- **Task details**
Extract every line below that contains the word "this".

- **Data provided**
▽

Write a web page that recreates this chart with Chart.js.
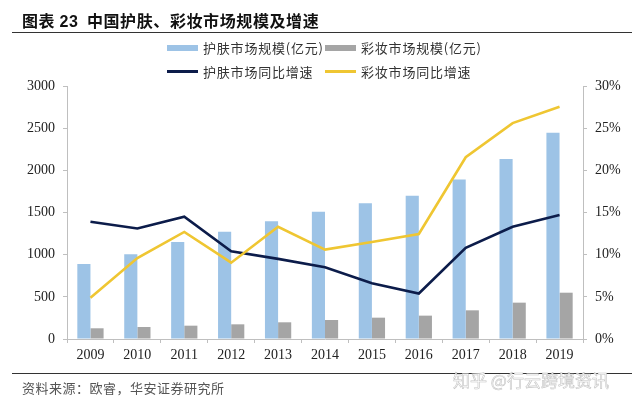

△
▽

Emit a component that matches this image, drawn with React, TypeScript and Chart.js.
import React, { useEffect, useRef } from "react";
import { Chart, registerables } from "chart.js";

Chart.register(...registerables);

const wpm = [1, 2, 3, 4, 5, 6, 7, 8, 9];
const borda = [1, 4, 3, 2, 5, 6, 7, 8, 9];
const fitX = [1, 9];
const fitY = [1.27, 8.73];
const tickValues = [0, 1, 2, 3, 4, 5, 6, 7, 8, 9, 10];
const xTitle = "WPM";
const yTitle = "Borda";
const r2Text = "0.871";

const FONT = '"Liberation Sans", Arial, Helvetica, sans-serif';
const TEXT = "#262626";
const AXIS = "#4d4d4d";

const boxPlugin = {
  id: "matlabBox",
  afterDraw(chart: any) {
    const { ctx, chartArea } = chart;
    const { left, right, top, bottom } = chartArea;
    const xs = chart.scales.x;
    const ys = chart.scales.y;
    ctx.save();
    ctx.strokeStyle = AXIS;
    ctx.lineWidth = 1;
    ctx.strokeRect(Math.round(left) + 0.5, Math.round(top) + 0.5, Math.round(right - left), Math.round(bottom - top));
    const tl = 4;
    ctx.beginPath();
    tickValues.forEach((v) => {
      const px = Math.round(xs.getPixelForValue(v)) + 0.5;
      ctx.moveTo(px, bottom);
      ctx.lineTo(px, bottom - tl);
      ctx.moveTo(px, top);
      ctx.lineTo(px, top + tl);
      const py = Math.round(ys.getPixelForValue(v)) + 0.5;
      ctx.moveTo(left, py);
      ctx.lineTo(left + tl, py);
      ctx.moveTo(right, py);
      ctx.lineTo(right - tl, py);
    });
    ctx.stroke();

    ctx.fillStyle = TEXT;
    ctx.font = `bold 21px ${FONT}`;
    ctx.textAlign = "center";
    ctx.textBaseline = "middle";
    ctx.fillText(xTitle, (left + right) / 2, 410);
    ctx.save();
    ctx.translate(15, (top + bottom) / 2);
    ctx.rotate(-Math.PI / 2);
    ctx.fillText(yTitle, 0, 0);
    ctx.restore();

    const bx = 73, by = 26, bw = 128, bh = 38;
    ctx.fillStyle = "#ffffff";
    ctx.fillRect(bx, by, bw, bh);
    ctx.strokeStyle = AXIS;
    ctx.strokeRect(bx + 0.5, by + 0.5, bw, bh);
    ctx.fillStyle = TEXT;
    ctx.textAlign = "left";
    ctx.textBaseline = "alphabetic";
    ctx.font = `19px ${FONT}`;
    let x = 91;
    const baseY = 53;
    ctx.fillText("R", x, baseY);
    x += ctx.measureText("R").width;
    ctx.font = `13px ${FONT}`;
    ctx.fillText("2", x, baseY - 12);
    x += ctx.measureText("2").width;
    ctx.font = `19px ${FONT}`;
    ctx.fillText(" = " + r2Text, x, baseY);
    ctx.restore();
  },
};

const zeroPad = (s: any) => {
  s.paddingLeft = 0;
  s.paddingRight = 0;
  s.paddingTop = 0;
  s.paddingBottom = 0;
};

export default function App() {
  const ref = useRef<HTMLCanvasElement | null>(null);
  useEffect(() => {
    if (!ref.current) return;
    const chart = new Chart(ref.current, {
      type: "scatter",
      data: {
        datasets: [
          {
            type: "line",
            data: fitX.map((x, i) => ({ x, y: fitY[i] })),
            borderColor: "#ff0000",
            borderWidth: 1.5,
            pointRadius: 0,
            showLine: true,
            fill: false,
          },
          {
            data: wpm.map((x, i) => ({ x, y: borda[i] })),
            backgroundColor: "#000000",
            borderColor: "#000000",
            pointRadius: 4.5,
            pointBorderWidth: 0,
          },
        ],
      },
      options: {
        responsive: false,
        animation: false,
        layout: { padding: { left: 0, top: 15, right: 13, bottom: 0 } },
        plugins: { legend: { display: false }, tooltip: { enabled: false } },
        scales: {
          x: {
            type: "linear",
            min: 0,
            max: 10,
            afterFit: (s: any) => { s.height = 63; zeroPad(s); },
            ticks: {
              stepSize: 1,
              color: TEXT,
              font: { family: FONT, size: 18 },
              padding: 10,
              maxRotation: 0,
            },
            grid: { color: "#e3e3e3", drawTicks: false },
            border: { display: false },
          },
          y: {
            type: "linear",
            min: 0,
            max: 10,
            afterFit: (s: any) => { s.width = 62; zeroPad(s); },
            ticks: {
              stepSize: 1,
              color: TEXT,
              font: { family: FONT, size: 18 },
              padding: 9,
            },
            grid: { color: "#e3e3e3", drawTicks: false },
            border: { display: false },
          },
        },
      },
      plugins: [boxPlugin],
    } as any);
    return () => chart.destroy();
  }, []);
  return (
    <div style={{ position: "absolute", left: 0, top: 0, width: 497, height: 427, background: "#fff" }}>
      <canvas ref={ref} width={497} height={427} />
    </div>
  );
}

△
▽

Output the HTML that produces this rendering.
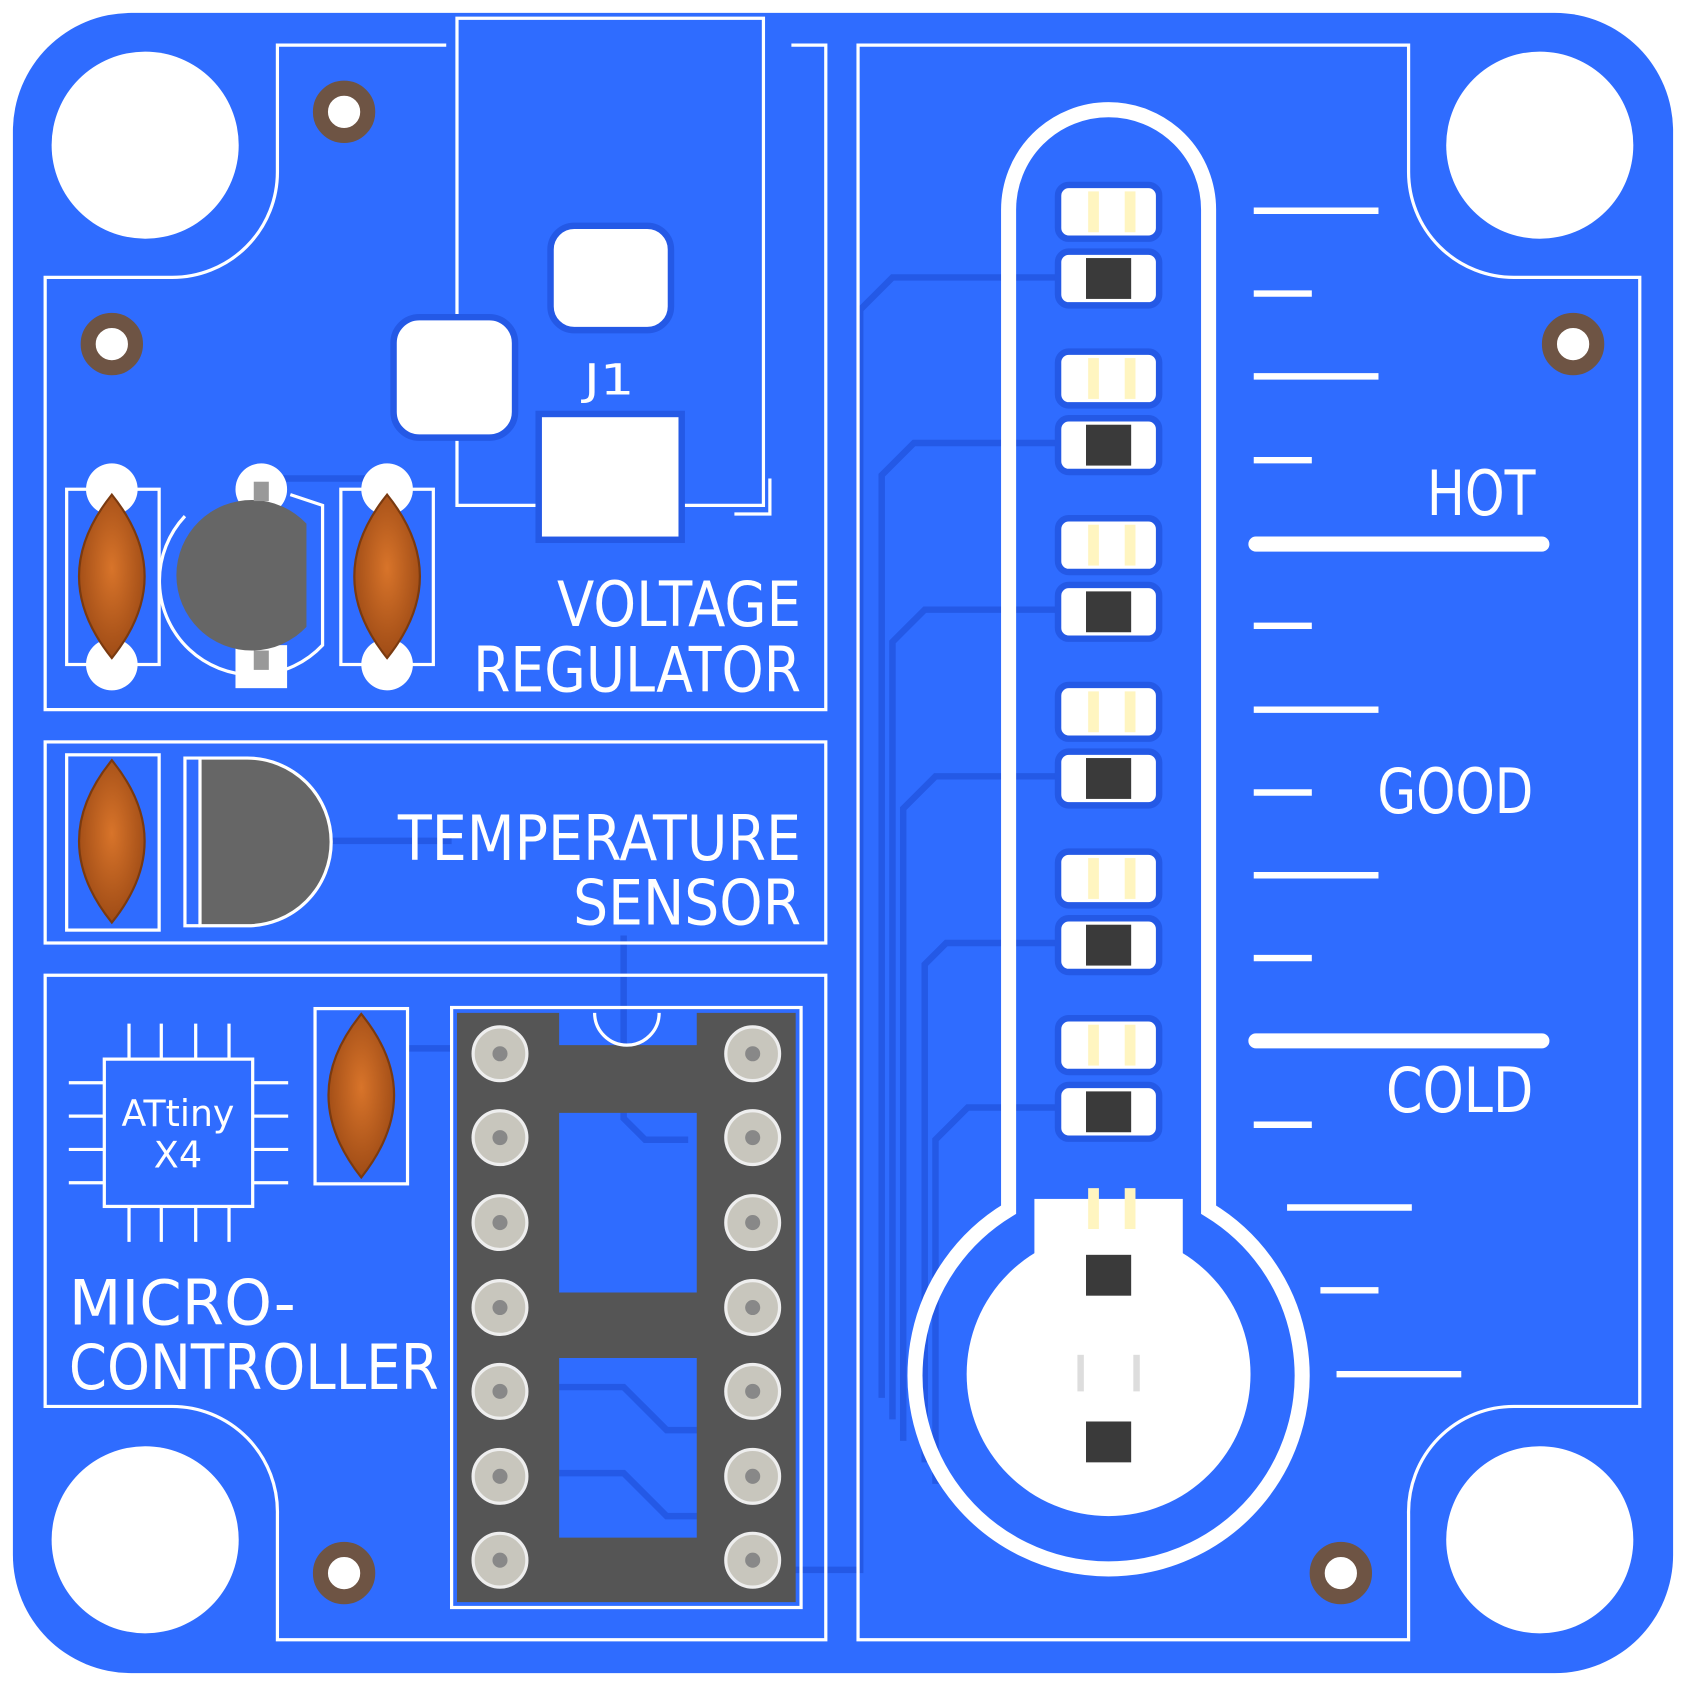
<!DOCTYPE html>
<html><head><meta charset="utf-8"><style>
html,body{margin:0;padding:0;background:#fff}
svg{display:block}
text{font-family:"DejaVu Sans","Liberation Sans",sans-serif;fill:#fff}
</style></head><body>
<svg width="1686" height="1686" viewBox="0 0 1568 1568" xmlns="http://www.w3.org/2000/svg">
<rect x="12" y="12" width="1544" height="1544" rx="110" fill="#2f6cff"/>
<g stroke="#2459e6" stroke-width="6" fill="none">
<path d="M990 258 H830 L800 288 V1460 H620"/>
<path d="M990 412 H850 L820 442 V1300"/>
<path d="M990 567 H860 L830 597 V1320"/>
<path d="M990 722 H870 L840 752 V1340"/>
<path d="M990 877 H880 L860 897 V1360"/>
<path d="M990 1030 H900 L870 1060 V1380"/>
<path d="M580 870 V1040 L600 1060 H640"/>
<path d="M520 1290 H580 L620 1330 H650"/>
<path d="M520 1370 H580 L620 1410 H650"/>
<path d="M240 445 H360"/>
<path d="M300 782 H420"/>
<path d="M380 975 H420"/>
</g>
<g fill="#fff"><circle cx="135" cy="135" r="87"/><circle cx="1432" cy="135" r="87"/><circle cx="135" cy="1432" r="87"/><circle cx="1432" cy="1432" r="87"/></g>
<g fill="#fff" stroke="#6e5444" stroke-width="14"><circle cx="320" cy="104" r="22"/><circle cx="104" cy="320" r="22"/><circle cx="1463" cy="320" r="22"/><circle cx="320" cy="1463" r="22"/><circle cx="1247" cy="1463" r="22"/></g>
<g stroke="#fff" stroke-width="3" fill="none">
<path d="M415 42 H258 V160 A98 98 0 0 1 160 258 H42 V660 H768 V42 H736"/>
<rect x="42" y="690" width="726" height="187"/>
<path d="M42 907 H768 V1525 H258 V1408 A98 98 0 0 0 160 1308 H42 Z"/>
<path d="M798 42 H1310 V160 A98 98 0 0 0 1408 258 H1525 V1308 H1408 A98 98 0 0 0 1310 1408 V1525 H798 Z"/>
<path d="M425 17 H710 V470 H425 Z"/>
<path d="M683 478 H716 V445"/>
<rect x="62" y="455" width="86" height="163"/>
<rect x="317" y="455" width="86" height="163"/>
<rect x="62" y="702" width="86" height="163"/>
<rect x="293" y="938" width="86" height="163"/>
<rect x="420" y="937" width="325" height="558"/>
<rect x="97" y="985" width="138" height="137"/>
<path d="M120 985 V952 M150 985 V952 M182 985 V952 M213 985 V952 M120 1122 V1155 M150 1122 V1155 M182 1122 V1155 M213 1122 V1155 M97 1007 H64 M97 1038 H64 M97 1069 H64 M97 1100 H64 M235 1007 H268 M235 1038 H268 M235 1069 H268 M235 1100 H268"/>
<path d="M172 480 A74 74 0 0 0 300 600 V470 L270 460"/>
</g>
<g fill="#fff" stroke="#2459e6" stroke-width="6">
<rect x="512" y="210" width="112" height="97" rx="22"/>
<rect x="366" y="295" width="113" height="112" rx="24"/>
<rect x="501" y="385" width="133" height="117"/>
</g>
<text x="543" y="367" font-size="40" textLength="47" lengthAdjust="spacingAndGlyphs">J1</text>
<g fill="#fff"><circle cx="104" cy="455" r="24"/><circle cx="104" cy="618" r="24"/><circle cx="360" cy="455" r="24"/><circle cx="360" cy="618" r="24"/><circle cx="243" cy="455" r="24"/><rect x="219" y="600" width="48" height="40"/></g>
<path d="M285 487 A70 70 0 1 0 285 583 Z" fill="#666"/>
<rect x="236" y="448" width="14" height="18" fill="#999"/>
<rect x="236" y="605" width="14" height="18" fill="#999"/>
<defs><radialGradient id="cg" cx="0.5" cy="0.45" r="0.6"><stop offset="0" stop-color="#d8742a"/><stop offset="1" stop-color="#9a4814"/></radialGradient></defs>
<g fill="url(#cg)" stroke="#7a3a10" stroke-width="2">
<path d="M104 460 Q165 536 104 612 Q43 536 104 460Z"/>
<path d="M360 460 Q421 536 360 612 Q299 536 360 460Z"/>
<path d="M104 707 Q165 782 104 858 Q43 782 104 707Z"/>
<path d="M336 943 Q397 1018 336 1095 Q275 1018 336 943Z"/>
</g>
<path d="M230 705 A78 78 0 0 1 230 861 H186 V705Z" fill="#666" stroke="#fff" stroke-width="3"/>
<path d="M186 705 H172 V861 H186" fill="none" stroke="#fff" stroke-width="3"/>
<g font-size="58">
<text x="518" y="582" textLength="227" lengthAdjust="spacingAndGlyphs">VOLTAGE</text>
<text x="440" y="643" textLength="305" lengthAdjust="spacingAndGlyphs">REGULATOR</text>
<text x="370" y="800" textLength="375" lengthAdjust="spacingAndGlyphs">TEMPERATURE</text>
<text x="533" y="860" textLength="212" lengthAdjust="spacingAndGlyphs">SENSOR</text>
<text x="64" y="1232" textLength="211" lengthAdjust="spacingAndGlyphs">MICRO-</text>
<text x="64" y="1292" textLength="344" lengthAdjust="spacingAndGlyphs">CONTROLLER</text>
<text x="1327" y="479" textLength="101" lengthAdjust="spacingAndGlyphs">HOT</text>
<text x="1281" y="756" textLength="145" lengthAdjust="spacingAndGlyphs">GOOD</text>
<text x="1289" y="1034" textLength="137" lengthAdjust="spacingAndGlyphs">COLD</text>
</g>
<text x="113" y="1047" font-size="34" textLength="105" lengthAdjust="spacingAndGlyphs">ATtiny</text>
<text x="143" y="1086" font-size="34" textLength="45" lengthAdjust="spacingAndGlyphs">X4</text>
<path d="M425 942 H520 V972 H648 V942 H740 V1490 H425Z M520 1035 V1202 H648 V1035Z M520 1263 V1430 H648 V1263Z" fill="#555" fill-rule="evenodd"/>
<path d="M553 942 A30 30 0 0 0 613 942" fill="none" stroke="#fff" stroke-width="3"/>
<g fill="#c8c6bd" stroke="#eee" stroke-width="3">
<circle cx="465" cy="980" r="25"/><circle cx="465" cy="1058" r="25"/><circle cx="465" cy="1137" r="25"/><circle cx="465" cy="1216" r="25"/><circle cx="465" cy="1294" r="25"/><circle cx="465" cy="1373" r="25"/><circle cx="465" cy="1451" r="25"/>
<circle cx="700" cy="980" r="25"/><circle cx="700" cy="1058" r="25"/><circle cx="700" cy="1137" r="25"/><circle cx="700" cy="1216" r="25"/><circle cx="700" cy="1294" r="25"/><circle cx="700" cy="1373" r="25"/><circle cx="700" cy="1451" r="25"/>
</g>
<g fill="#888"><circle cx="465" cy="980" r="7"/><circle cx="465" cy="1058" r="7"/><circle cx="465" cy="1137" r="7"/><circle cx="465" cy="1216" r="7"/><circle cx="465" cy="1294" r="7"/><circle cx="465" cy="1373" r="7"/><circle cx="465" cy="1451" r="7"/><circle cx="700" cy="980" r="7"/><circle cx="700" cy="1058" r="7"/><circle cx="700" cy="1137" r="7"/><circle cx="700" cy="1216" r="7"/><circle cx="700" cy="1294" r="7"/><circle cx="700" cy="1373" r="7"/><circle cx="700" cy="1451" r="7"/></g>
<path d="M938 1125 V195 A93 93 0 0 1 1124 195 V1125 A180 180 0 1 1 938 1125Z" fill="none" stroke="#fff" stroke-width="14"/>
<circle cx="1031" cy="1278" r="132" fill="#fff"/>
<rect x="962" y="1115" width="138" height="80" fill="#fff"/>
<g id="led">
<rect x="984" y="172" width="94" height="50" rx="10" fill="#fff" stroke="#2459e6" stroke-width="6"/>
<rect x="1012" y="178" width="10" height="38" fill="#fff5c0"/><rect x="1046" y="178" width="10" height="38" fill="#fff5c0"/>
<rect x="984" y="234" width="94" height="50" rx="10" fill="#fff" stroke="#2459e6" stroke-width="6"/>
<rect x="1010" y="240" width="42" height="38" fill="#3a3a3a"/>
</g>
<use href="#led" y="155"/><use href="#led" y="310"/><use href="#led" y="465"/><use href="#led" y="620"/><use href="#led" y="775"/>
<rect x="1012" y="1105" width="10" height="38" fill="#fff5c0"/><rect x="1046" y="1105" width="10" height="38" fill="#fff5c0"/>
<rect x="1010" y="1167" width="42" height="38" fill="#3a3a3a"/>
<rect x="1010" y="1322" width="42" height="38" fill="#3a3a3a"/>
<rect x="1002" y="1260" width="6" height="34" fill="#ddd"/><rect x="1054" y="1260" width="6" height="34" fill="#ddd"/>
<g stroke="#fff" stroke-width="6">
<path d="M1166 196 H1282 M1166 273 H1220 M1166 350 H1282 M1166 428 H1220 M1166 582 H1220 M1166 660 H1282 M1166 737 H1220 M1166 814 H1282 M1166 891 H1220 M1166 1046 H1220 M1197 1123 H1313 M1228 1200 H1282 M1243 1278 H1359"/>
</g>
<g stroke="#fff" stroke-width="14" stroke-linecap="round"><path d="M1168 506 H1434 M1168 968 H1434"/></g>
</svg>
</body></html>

△

- **Problem solution**
Write a web page that recreates this chart with Chart.js.
Emit a component that matches this image, drawn with React, TypeScript and Chart.js.
Output the HTML that produces this rendering.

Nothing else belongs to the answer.